Task:
Without including the pictures, copy out every line below.

start

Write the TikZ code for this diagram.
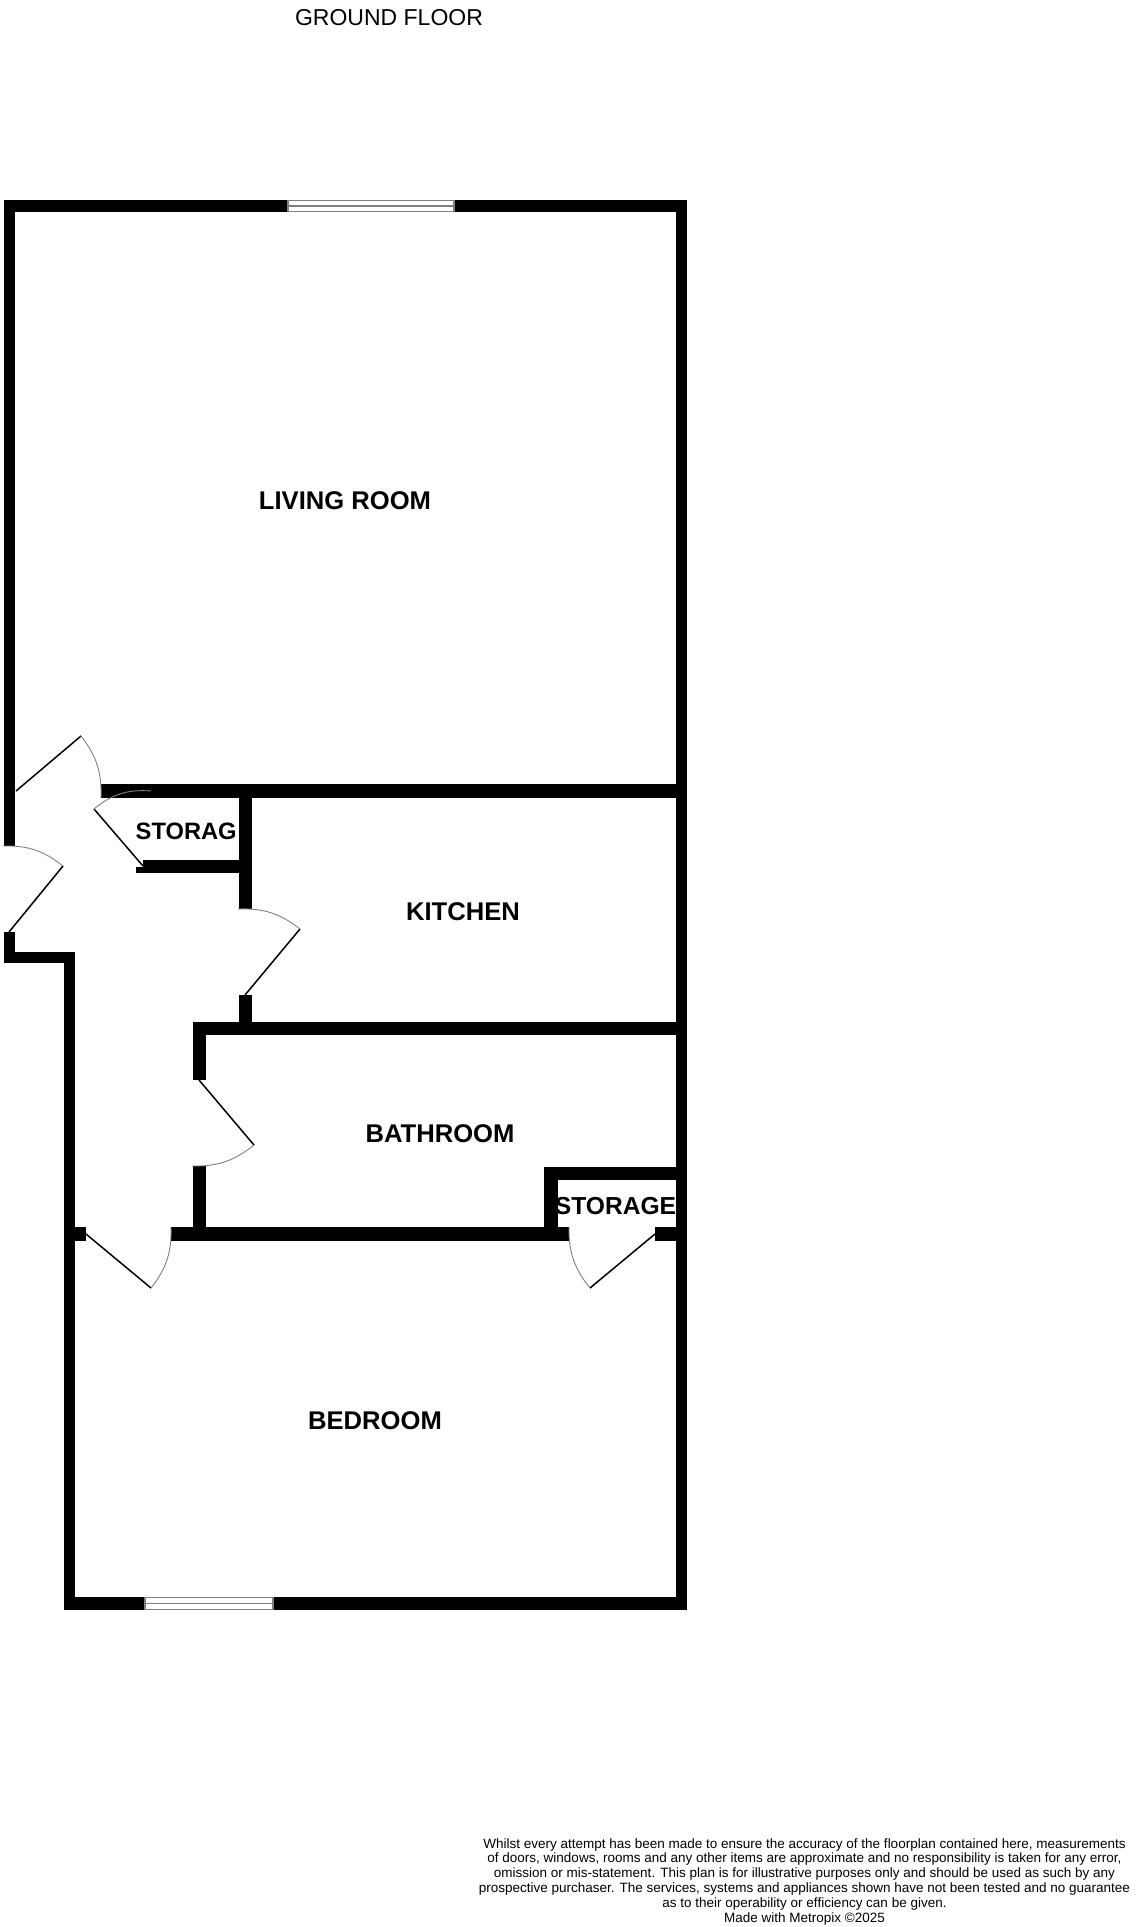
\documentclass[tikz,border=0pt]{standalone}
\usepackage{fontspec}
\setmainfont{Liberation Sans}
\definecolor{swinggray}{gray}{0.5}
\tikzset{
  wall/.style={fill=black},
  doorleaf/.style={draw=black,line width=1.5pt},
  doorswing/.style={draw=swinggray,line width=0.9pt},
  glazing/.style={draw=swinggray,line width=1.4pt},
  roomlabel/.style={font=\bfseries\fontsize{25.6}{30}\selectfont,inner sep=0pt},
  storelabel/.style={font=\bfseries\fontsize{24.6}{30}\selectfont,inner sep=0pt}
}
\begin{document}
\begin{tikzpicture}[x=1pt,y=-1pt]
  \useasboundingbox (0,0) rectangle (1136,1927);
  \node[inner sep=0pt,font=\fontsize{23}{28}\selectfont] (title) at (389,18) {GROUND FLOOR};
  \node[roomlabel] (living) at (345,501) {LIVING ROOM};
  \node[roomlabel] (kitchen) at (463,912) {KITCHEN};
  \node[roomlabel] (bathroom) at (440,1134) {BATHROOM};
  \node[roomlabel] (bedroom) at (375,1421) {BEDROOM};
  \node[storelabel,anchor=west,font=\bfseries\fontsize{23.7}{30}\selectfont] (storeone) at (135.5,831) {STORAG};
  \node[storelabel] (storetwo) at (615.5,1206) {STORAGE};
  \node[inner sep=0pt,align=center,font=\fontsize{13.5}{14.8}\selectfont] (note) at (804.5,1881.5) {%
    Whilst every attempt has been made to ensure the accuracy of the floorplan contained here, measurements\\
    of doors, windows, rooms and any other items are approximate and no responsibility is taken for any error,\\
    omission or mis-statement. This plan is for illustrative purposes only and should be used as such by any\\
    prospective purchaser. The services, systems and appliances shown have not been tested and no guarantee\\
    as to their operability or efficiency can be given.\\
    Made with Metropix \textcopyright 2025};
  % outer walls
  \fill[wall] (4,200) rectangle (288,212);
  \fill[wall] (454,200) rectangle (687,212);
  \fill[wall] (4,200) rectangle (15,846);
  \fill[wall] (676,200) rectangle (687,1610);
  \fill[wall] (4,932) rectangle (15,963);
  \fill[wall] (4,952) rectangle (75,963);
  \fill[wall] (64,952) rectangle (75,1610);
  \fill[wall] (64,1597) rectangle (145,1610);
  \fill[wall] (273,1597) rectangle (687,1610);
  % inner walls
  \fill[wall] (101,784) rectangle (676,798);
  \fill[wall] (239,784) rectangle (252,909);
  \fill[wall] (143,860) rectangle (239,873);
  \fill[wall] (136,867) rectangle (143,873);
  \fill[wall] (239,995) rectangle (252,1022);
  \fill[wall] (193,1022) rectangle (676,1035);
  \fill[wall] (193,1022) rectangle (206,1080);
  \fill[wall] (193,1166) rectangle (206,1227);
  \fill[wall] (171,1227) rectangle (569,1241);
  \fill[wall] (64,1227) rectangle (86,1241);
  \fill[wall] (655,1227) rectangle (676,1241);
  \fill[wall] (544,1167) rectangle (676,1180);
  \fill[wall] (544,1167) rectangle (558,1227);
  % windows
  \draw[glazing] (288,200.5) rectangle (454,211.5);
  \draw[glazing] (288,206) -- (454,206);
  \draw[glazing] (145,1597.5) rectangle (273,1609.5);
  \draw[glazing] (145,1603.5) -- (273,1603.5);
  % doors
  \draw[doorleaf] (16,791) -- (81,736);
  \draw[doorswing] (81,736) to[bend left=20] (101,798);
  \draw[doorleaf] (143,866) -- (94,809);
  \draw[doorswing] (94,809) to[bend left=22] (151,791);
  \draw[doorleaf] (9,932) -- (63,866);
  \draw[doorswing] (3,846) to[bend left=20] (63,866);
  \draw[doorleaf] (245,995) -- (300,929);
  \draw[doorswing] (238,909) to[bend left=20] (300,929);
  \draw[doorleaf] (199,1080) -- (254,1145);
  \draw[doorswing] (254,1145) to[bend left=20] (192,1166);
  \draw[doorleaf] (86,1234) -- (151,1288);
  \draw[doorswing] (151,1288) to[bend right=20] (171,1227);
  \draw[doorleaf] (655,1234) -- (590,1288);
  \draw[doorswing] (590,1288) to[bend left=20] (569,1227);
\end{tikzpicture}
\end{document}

end

Answer to this exercise:
Write the TikZ code for this diagram.
\documentclass[tikz,border=0pt]{standalone}
\usepackage{fontspec}
\setmainfont{Liberation Sans}
\definecolor{swinggray}{gray}{0.5}
\tikzset{
  wall/.style={fill=black},
  doorleaf/.style={draw=black,line width=1.5pt},
  doorswing/.style={draw=swinggray,line width=0.9pt},
  glazing/.style={draw=swinggray,line width=1.4pt},
  roomlabel/.style={font=\bfseries\fontsize{25.6}{30}\selectfont,inner sep=0pt},
  storelabel/.style={font=\bfseries\fontsize{24.6}{30}\selectfont,inner sep=0pt}
}
\begin{document}
\begin{tikzpicture}[x=1pt,y=-1pt]
  \useasboundingbox (0,0) rectangle (1136,1927);
  \node[inner sep=0pt,font=\fontsize{23}{28}\selectfont] (title) at (389,18) {GROUND FLOOR};
  \node[roomlabel] (living) at (345,501) {LIVING ROOM};
  \node[roomlabel] (kitchen) at (463,912) {KITCHEN};
  \node[roomlabel] (bathroom) at (440,1134) {BATHROOM};
  \node[roomlabel] (bedroom) at (375,1421) {BEDROOM};
  \node[storelabel,anchor=west,font=\bfseries\fontsize{23.7}{30}\selectfont] (storeone) at (135.5,831) {STORAG};
  \node[storelabel] (storetwo) at (615.5,1206) {STORAGE};
  \node[inner sep=0pt,align=center,font=\fontsize{13.5}{14.8}\selectfont] (note) at (804.5,1881.5) {%
    Whilst every attempt has been made to ensure the accuracy of the floorplan contained here, measurements\\
    of doors, windows, rooms and any other items are approximate and no responsibility is taken for any error,\\
    omission or mis-statement. This plan is for illustrative purposes only and should be used as such by any\\
    prospective purchaser. The services, systems and appliances shown have not been tested and no guarantee\\
    as to their operability or efficiency can be given.\\
    Made with Metropix \textcopyright 2025};
  % outer walls
  \fill[wall] (4,200) rectangle (288,212);
  \fill[wall] (454,200) rectangle (687,212);
  \fill[wall] (4,200) rectangle (15,846);
  \fill[wall] (676,200) rectangle (687,1610);
  \fill[wall] (4,932) rectangle (15,963);
  \fill[wall] (4,952) rectangle (75,963);
  \fill[wall] (64,952) rectangle (75,1610);
  \fill[wall] (64,1597) rectangle (145,1610);
  \fill[wall] (273,1597) rectangle (687,1610);
  % inner walls
  \fill[wall] (101,784) rectangle (676,798);
  \fill[wall] (239,784) rectangle (252,909);
  \fill[wall] (143,860) rectangle (239,873);
  \fill[wall] (136,867) rectangle (143,873);
  \fill[wall] (239,995) rectangle (252,1022);
  \fill[wall] (193,1022) rectangle (676,1035);
  \fill[wall] (193,1022) rectangle (206,1080);
  \fill[wall] (193,1166) rectangle (206,1227);
  \fill[wall] (171,1227) rectangle (569,1241);
  \fill[wall] (64,1227) rectangle (86,1241);
  \fill[wall] (655,1227) rectangle (676,1241);
  \fill[wall] (544,1167) rectangle (676,1180);
  \fill[wall] (544,1167) rectangle (558,1227);
  % windows
  \draw[glazing] (288,200.5) rectangle (454,211.5);
  \draw[glazing] (288,206) -- (454,206);
  \draw[glazing] (145,1597.5) rectangle (273,1609.5);
  \draw[glazing] (145,1603.5) -- (273,1603.5);
  % doors
  \draw[doorleaf] (16,791) -- (81,736);
  \draw[doorswing] (81,736) to[bend left=20] (101,798);
  \draw[doorleaf] (143,866) -- (94,809);
  \draw[doorswing] (94,809) to[bend left=22] (151,791);
  \draw[doorleaf] (9,932) -- (63,866);
  \draw[doorswing] (3,846) to[bend left=20] (63,866);
  \draw[doorleaf] (245,995) -- (300,929);
  \draw[doorswing] (238,909) to[bend left=20] (300,929);
  \draw[doorleaf] (199,1080) -- (254,1145);
  \draw[doorswing] (254,1145) to[bend left=20] (192,1166);
  \draw[doorleaf] (86,1234) -- (151,1288);
  \draw[doorswing] (151,1288) to[bend right=20] (171,1227);
  \draw[doorleaf] (655,1234) -- (590,1288);
  \draw[doorswing] (590,1288) to[bend left=20] (569,1227);
\end{tikzpicture}
\end{document}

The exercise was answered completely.